* Work instructions
Go through the records underneath and count the lines that include the string "with". Give nothing but the number.

━━━━━ Record set

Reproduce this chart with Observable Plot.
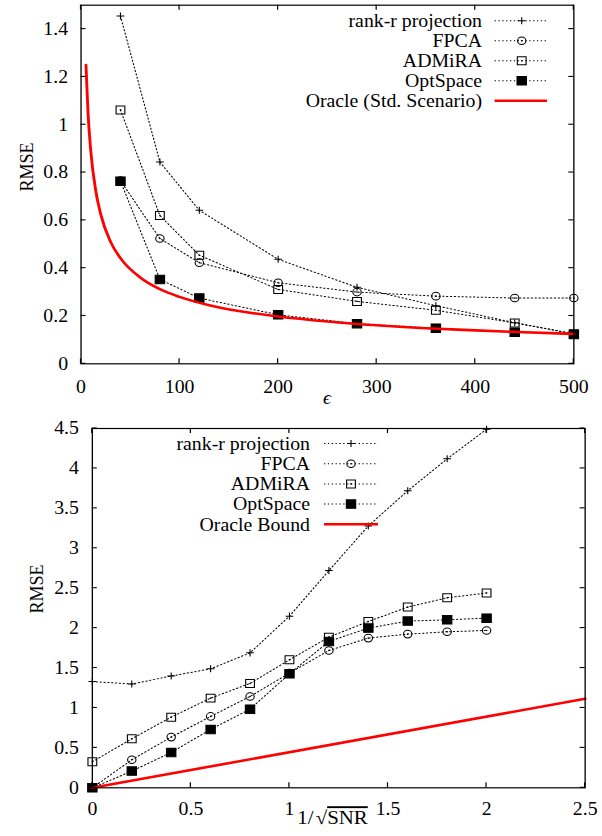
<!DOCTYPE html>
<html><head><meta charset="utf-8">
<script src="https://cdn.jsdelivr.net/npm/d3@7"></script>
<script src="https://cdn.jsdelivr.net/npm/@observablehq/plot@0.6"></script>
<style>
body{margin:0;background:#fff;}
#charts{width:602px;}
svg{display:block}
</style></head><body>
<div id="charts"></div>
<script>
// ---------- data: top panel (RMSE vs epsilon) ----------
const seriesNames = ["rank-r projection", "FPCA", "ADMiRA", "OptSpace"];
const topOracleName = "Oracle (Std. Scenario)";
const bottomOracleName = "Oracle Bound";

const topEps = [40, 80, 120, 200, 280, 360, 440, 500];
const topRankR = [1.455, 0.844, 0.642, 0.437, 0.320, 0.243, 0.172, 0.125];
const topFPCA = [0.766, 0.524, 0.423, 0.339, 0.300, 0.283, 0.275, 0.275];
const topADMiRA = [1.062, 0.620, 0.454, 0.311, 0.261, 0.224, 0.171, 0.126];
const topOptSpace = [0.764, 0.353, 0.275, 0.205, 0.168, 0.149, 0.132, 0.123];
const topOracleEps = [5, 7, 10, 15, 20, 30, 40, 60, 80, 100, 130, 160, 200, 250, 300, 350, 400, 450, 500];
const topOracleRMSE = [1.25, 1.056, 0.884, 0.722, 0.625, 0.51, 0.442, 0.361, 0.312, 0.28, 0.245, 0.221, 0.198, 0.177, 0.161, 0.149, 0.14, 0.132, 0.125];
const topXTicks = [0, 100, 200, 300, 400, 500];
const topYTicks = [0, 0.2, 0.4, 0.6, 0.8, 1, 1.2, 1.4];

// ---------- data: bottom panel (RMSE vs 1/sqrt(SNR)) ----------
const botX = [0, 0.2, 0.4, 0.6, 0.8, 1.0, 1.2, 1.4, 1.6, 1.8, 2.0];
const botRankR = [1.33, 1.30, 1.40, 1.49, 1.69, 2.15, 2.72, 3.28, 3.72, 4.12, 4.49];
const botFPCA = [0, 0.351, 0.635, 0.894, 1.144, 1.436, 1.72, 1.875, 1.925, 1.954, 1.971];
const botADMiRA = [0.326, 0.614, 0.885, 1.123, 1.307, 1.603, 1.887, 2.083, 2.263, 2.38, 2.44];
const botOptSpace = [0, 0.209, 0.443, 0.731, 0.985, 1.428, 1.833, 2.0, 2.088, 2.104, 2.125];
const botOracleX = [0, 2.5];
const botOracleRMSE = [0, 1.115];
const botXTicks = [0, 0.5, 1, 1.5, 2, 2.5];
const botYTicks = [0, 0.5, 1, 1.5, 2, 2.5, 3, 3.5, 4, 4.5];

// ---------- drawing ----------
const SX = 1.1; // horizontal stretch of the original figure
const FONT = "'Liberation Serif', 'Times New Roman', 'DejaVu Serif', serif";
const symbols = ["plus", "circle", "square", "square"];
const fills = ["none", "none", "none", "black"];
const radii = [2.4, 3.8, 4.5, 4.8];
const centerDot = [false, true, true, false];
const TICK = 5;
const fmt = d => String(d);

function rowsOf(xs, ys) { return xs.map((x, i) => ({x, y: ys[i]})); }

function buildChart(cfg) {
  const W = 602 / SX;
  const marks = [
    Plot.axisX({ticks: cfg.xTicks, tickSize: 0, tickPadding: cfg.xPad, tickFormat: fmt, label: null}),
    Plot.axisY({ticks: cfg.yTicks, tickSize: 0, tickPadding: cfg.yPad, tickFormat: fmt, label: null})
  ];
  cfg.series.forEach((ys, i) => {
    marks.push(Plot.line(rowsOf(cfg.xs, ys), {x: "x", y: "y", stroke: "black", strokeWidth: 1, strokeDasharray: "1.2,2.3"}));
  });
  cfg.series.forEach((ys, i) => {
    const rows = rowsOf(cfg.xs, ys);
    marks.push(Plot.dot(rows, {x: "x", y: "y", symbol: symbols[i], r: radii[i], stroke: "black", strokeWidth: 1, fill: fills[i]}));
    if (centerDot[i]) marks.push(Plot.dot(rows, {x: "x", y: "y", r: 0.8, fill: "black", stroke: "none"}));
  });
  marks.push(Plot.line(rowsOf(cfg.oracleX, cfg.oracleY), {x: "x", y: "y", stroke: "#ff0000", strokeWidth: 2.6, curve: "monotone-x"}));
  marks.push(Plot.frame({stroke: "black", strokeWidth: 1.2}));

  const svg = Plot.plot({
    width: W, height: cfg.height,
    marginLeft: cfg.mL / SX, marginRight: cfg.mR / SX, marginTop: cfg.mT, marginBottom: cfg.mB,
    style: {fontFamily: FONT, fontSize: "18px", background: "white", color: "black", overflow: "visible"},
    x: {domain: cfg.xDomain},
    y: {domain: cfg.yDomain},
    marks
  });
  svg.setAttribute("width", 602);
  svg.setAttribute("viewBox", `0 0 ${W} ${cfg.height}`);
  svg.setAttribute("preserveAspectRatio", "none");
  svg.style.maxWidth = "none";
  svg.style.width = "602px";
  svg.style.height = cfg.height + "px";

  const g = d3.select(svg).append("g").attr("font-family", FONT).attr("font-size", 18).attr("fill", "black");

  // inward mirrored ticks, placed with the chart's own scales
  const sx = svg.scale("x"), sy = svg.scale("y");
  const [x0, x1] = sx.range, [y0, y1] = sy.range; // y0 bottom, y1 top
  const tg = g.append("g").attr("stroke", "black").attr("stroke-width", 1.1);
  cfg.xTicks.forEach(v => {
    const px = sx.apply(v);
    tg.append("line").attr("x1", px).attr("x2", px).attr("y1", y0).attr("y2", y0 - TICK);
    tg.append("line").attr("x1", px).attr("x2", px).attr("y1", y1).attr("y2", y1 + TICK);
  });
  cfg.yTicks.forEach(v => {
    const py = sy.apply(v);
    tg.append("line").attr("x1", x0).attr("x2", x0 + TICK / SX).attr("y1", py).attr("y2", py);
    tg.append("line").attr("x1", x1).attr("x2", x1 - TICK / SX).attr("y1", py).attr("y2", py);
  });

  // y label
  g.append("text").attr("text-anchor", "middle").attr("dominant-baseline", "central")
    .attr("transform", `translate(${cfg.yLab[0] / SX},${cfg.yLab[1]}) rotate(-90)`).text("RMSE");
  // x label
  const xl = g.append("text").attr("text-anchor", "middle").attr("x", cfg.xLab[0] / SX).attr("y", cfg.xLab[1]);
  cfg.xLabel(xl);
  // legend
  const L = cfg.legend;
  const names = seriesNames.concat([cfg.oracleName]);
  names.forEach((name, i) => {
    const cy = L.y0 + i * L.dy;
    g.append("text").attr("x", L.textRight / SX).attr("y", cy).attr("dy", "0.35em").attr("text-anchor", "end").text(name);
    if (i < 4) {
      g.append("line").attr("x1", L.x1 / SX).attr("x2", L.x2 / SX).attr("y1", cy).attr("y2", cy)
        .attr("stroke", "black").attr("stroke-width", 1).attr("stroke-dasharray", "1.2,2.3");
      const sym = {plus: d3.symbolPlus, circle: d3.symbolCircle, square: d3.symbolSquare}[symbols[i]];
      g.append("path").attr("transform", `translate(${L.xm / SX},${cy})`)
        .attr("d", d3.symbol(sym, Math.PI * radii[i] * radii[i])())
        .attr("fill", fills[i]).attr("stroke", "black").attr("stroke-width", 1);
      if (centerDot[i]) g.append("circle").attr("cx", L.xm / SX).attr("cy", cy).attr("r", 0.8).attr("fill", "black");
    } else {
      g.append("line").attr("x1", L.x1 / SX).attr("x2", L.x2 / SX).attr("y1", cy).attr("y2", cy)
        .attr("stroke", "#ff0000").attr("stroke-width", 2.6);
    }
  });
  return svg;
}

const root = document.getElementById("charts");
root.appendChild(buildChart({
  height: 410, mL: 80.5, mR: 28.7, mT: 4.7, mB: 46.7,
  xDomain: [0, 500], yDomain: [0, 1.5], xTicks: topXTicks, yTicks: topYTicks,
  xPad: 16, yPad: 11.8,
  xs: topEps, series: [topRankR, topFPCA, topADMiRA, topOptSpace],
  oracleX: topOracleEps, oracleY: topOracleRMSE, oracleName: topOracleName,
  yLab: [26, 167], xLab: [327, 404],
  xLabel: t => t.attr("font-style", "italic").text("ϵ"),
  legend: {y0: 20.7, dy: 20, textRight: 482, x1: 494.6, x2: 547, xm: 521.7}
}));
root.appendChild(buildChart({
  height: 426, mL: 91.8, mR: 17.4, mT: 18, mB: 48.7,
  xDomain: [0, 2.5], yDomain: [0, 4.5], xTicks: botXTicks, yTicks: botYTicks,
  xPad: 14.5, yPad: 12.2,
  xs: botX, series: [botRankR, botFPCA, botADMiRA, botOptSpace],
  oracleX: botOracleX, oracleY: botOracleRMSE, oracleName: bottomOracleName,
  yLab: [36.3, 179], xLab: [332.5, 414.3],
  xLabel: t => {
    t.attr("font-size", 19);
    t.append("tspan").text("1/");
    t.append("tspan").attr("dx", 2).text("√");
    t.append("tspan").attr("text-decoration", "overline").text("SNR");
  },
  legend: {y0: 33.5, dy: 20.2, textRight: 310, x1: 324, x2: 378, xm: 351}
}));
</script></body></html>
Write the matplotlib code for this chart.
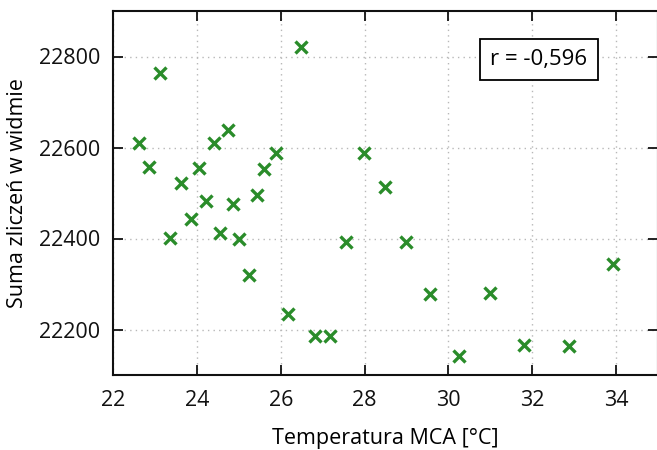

━━━━━━━━━━

* Solution for this task
2